Town News


Linda Baniszeski


January seems to have slipped by so quickly.  Here we are, already in February.  I like the prospect of improving weather.  However, at my age, prefer time to pass more slowly.  The lake continues to let us know that the temperatures have been volatile.  As colder temperatures have taken ahold again, the lake’s rolling rumblings thunder around the clock.  Scuffy doesn’t know quite where and why it’s coming from.  She is a bit scared and inquisitive at the same time.  One can see she can’t understand the racket.  

Deepest sympathy is extended to the Bell family upon the death of Ed’s and Dick’s mother last week in Augusta.  She was an accomplished lady and lived a good long life.  She is survived by her husband, children and grandchildren.

February is regarded as Black History Month and American Heart Month.  Of course it is also the month of Valentine’s Day.  Fruits and veggies of the month are oranges, star fruit, plus two kinds of squash and a melon. This month’s flower is the violet and birthstone is amethyst.

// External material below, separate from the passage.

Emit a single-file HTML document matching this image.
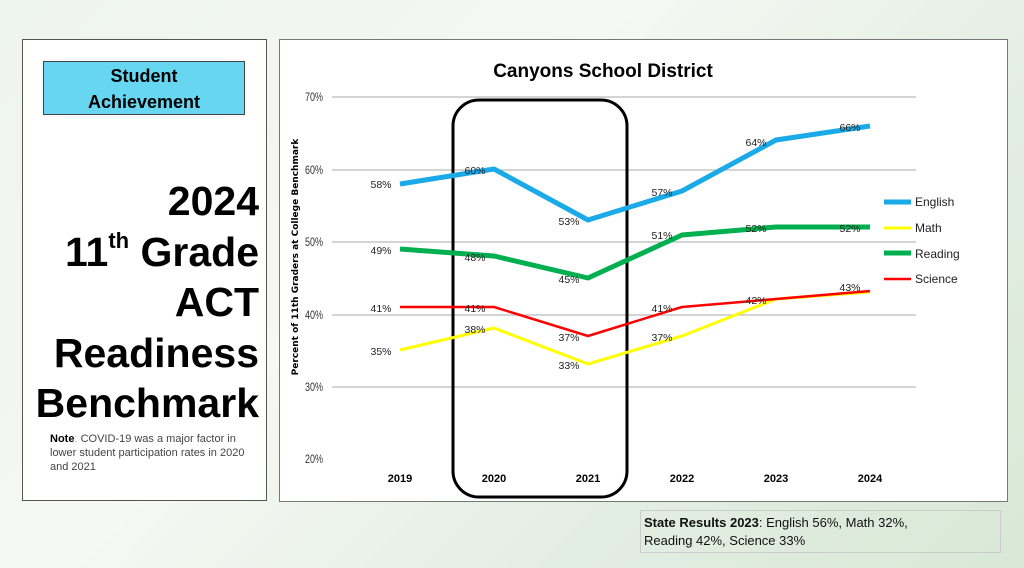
<!DOCTYPE html>
<html><head><style>
body{margin:0;width:1024px;height:568px;overflow:hidden;background:linear-gradient(135deg,#eef4ee 0%,#f5f8f3 40%,#e3eee2 70%,#d8e8d6 100%);font-family:"Liberation Sans",Arial,sans-serif;position:relative}
.lp{position:absolute;left:22px;top:39px;width:245px;height:462px;background:#fff;border:1px solid #555;box-sizing:border-box}
.sa{position:absolute;left:43px;top:61px;width:202px;height:54px;background:#67d6f0;border:1px solid #444;box-sizing:border-box;text-align:center;font-weight:bold;font-size:18px;line-height:26px;padding-top:1px}
.big{position:absolute;right:765px;top:176px;text-align:right;font-weight:bold;font-size:41px;line-height:50.5px;color:#000}
.big sup{font-size:22px;vertical-align:18px;line-height:0}
.note{position:absolute;left:50px;top:432px;width:215px;font-size:11px;line-height:14px;color:#444}
.rp{position:absolute;left:279px;top:39px;width:729px;height:463px;background:#fff;border:1px solid #777;box-sizing:border-box}
.st{position:absolute;left:640px;top:510px;width:361px;height:43px;border:1px solid #ccc;box-sizing:border-box;font-size:13px;line-height:18px;padding:3px 0 0 3px;color:#111}
</style></head><body>
<div class="lp"></div>
<div class="sa">Student<br>Achievement</div>
<div class="big">2024<br>11<sup>th</sup> Grade<br>ACT<br>Readiness<br>Benchmark</div>
<div class="note"><b style="color:#000">Note</b><span style="color:#f0a020">:</span> COVID-19 was a major factor in lower student participation rates in 2020 and 2021</div>
<div class="rp"></div>
<svg style="position:absolute;left:0;top:0" width="1024" height="568" font-family="Liberation Sans, Arial, sans-serif">
<text x="603" y="77" text-anchor="middle" font-weight="bold" font-size="19">Canyons School District</text>
<g stroke="#aaa" stroke-width="1">
<line x1="332" x2="916" y1="97" y2="97"/><line x1="332" x2="916" y1="170" y2="170"/><line x1="332" x2="916" y1="242" y2="242"/><line x1="332" x2="916" y1="315" y2="315"/><line x1="332" x2="916" y1="387" y2="387"/></g>
<g font-size="12" fill="#333">
<text x="305" y="101" textLength="18" lengthAdjust="spacingAndGlyphs">70%</text><text x="305" y="174" textLength="18" lengthAdjust="spacingAndGlyphs">60%</text><text x="305" y="246" textLength="18" lengthAdjust="spacingAndGlyphs">50%</text><text x="305" y="319" textLength="18" lengthAdjust="spacingAndGlyphs">40%</text><text x="305" y="391" textLength="18" lengthAdjust="spacingAndGlyphs">30%</text><text x="305" y="463" textLength="18" lengthAdjust="spacingAndGlyphs">20%</text></g>
<text transform="translate(298,257) rotate(-90)" text-anchor="middle" font-size="9" font-weight="bold" font-family="DejaVu Sans, sans-serif">Percent of 11th Graders at College Benchmark</text>
<g font-size="11" font-weight="bold" text-anchor="middle">
<text x="400" y="482">2019</text><text x="494" y="482">2020</text><text x="588" y="482">2021</text><text x="682" y="482">2022</text><text x="776" y="482">2023</text><text x="870" y="482">2024</text></g>
<rect x="453" y="100" width="174" height="397" rx="26" fill="none" stroke="#000" stroke-width="3"/>
<g fill="none" stroke-linejoin="round">
<polyline stroke="#1aaae8" stroke-width="5" points="400,184 494,169 588,220 682,191 776,140 870,126"/>
<polyline stroke="#00b050" stroke-width="5" points="400,249 494,256 588,278 682,235 776,227 870,227"/>
<polyline stroke="#ffff00" stroke-width="3" points="400,350 494,328 588,364 682,336 776,299 870,292"/>
<polyline stroke="#ff0000" stroke-width="2.5" points="400,307 494,307 588,336 682,307 776,299 870,291"/>
</g>
<g font-size="10.5" fill="#222" text-anchor="middle">
<text x="381" y="188">58%</text><text x="475" y="174">60%</text><text x="569" y="225">53%</text><text x="662" y="196">57%</text><text x="756" y="146">64%</text><text x="850" y="131">66%</text>
<text x="381" y="254">49%</text><text x="475" y="261">48%</text><text x="569" y="283">45%</text><text x="662" y="239">51%</text><text x="756" y="232">52%</text><text x="850" y="232">52%</text>
<text x="381" y="312">41%</text><text x="475" y="312">41%</text><text x="569" y="341">37%</text><text x="662" y="312">41%</text><text x="756" y="304">42%</text><text x="850" y="291">43%</text>
<text x="381" y="355">35%</text><text x="475" y="333">38%</text><text x="569" y="369">33%</text><text x="662" y="341">37%</text></g>
<g stroke-width="5"><line x1="884" x2="911" y1="202" y2="202" stroke="#1aaae8"/><line x1="884" x2="911" y1="253" y2="253" stroke="#00b050"/></g>
<line x1="884" x2="911" y1="228" y2="228" stroke="#ffff00" stroke-width="3"/>
<line x1="884" x2="911" y1="279" y2="279" stroke="#ff0000" stroke-width="2.5"/>
<g font-size="12" fill="#222"><text x="915" y="206">English</text><text x="915" y="232">Math</text><text x="915" y="258">Reading</text><text x="915" y="283">Science</text></g>
</svg>
<div class="st"><b>State Results 2023</b>: English 56%, Math 32%,<br>Reading 42%, Science 33%</div>
</body></html>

Birthdays to be celebrated right here in our community are Justin McCoubrey - February 1; and Barbara Clark and Mike Johnson on February 7.  Seasonal residents’ birthdays include Amy Rothberg Salamon - 2nd, and Harold Hansen - 3rd. Blessings to all on your special days and in the year to come.

February 5 is Super Bowl day.  Go Patriots!  February 1st was National Singing Day, and the 2nd is Groundhog Day.  No matter what old Punxatawney Phil says, according to the calendar we WILL have 6 more weeks of winter.  We have friends in North Carolina who took us to a little town that celebrates its possums.  The town has a New Years event where they “drop a possum” at midnight.  As one would expect, the animal rights people raised a ruckus and called it cruelty to the possum.  Not so, say the towns folks.  One man remarked in a newspaper article that “possums line up for the honor.”  It seems that they live-trap a possum a few weeks before the event, house it in a nice warm and cozy crate, feed and water it just fine and then celebrate the critter as part of the town’s New Year event. They do not actually drop the thing and let it go splat.  It is in a crate that is gently and slowly raised and lowered by a crane leading up to the stroke of midnight.  Once it gets to the ground, the possum is set free, with a good tale for it’s fellow possums.  

Thankfully, my computer is back online.  My iMac now has the latest Operating System, so she (yes, it is a “she” and her name is MacKenzie) should have no more difficulties accessing the web and Fairpoint e-mail portals.  The Geek Squad did a great job.  MacKenzie is happy to be home after seven days in Bangor.  I am happy about it too.

I was thankful that Friday’s snow stopped by Saturday when I drove to Bangor.  Earlier throughout the week, our weather ran the gamut.  We had heavy sleet, rains and winds most of Tuesday and a day of light ice accumulation.  It  became cloudy and 36 deg. by late afternoon and overnight into Wednesday morning.  The denizens of our feeder are quite clever.  The red squirrel “Rusty” (that’s right, I name everything around here) hunkered down inside the feeder, icicles hanging from its roof.  Inside, he/she was dry and sheltered rolling around in the bird food. The birds sheltered under a lean-to beneath the feeder and in the thick boughs of the pine trees that surround it.  We dodged what could have been a very damaging accumulation of ice if Tuesday’s precipitation had all been freezing rain.  We lost the tv signal only for about 2 hours.